Task statement » Retype each line of the listing below, from the first through the one holding "plt.rcParams['font.family'] = ['Liberation", with no other lines.

Data block »
++++++++++++++++++++
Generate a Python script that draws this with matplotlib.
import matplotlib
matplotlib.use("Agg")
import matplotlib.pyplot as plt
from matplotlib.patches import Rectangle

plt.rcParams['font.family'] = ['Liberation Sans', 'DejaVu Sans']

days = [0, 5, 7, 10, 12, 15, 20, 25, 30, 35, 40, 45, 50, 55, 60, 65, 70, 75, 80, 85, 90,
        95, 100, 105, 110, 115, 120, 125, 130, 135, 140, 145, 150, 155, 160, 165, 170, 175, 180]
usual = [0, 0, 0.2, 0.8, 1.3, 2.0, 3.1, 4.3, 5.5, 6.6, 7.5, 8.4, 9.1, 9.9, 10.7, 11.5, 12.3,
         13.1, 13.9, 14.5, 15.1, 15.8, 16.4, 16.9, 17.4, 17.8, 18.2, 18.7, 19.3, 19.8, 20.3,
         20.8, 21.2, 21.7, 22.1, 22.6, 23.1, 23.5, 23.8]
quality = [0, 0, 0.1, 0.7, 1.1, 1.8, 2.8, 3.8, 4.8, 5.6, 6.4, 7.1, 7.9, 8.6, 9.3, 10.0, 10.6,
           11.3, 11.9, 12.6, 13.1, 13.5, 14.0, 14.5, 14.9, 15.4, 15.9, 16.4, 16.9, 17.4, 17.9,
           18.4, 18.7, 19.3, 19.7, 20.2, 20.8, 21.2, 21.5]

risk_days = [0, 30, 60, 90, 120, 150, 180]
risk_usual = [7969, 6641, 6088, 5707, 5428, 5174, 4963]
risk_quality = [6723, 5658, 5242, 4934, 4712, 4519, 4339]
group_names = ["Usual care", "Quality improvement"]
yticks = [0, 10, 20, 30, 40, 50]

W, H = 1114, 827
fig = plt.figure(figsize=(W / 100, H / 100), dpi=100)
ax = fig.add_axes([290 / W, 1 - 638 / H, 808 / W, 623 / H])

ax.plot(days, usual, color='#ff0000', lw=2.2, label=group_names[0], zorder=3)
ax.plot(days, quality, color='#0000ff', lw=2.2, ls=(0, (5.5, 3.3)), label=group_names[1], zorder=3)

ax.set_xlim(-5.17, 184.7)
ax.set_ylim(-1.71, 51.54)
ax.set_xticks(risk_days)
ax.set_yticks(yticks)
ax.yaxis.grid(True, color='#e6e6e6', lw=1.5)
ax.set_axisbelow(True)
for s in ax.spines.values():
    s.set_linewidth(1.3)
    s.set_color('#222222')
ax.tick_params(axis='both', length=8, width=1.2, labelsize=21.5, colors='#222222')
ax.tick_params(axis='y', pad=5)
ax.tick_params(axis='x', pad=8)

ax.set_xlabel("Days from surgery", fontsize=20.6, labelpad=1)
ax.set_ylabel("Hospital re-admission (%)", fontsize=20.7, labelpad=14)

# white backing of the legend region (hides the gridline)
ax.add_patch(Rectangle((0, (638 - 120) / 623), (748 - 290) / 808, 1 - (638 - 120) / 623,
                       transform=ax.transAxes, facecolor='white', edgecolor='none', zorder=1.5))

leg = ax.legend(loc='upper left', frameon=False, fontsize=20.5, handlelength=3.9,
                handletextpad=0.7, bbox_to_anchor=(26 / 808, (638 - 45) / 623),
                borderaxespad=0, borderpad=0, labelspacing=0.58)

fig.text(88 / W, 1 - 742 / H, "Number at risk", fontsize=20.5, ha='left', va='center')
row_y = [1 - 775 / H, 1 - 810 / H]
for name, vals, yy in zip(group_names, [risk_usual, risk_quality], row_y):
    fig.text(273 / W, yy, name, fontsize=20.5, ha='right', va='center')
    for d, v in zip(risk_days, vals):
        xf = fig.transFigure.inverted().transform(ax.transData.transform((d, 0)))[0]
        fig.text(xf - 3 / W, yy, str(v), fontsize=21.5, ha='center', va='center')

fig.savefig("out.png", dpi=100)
++++++++++++++++++++
Finished answer »
Generate a Python script that draws this with matplotlib.
import matplotlib
matplotlib.use("Agg")
import matplotlib.pyplot as plt
from matplotlib.patches import Rectangle

plt.rcParams['font.family'] = ['Liberation Sans', 'DejaVu Sans']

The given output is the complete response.